University of Glasgow Principal and Vice Chancellor, Professor Anton Muscatelli, welcomed the appointment. He said:

“Professor Sheila Rowan is an outstanding scientist as was shown through the work she and her team contributed to the discovery of Gravitational Waves – one of the most significant scientific breakthroughs in recent decades. She is also a brilliant communicator and a superb role model. Sheila is an excellent choice as Chief Scientific Adviser for Scotland.

“Professor Rowan follows on from the lead given by another University of Glasgow academic in Professor Muffy Calder who was Scotland’s Chief Scientific Advisor from 2012-15.

“We are delighted that another of our leading professors will hold this position at a time when the role of science in society and the economy is more important than ever. Everyone at the University of Glasgow wishes Professor Rowan well in her new role.”

Dame Jocelyn Bell Burnell, President of the Royal Society of Edinburgh, welcomed Professor Rowan’s appointment:

“The Royal Society of Edinburgh is strongly of the view that expert scientific advice should be available to the Scottish Government when considering policy issues. We therefore welcome the news that Professor Rowan has taken up the crucial Chief Scientific Adviser post and look forward to offering support to her in the future.”

Professor Rowan will start her new post of Chief Scientific Adviser for Scotland on 13 June 2016.
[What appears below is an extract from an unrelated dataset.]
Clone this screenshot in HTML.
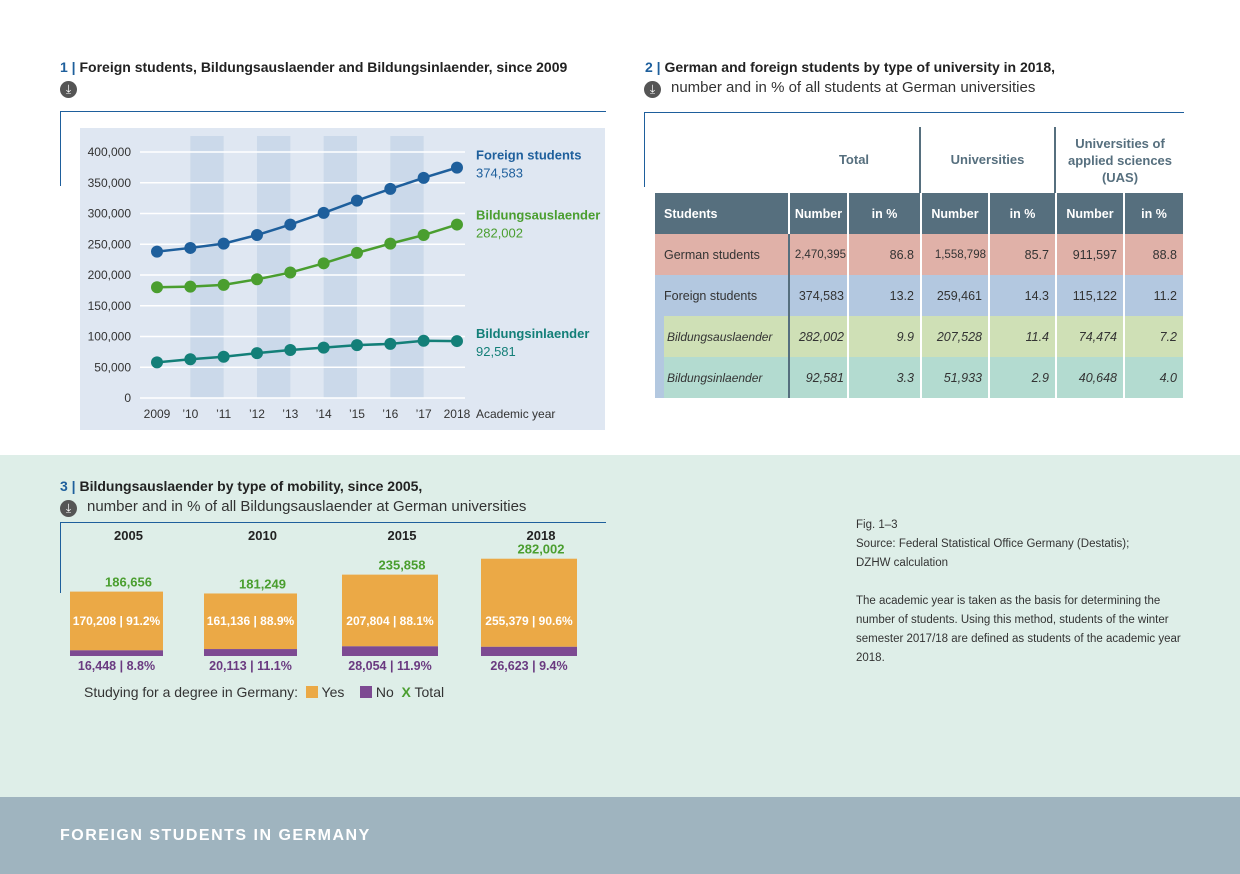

The discovery of gravitational waves earlier this year both confirmed Einstein’s theory predicting their existence and showed that the collision of two black holes could be detected from their gravitational ripples travelling across the universe.

Notes to editors

Other prizes and fellowships awarded to Professor Rowan include:

  • Leverhulme Prize for Astronomy and Astrophysics in 2005
  • Fellowship of the Institute of Physics in 2006
  • Fellowship of the Royal Society of Edinburgh in 2008
  • Royal Society Wolfson Research Merit Award in 2010
  • Fellowship of the American Physical Society in 2012

In line with previous CSA appointments, this position will be a three-days-a-week secondment to the Scottish Government for three years, with the possibility of further extension. The CSA Scotland will provide advice in a range of policy areas, focusing on strategic and/or cross-cutting issues, particularly in policy areas not already covered by the Chief Scientist (Health) and the CSA for Rural Affairs, Food and Environment. The CSA Scotland is an ex officio member of the Scottish Science Advisory Council and will work closely with the Council to advise the Scottish Government.


Professor Sheila Rowan, 46, has been Director of the Institute for Gravitational Research, University of Glasgow since 2009. She received an MBE in 2011.

After her PhD studies in Glasgow, Professor Rowan held various positions split between the University of Glasgow and the Edward L. Ginzton Laboratory at Stanford. She returned to Glasgow in 2003, becoming Professor of Experimental Physics in 2006.

Her research is targeted at developing optical materials for use in gravitational wave detectors, and her recent work has been a crucial part of the Advanced LIGO upgrades, carried out between 2010 and 2015, that contributed to one of the most significant scientific breakthroughs of this century: the first detection of gravitational waves announced in February 2016, resulting in a share of the 2016 Special Breakthrough Prize in Fundamental Physics for her and the members of her team in Glasgow.

At the Institute Professor Rowan leads a group of around 60 researchers developing detectors and signal analysis methods to search for gravitational waves both on the ground and from space. She currently chairs the Gravitational Wave International Committee, focussed on co-ordinating and shaping the global strategic landscape of gravitational wave research.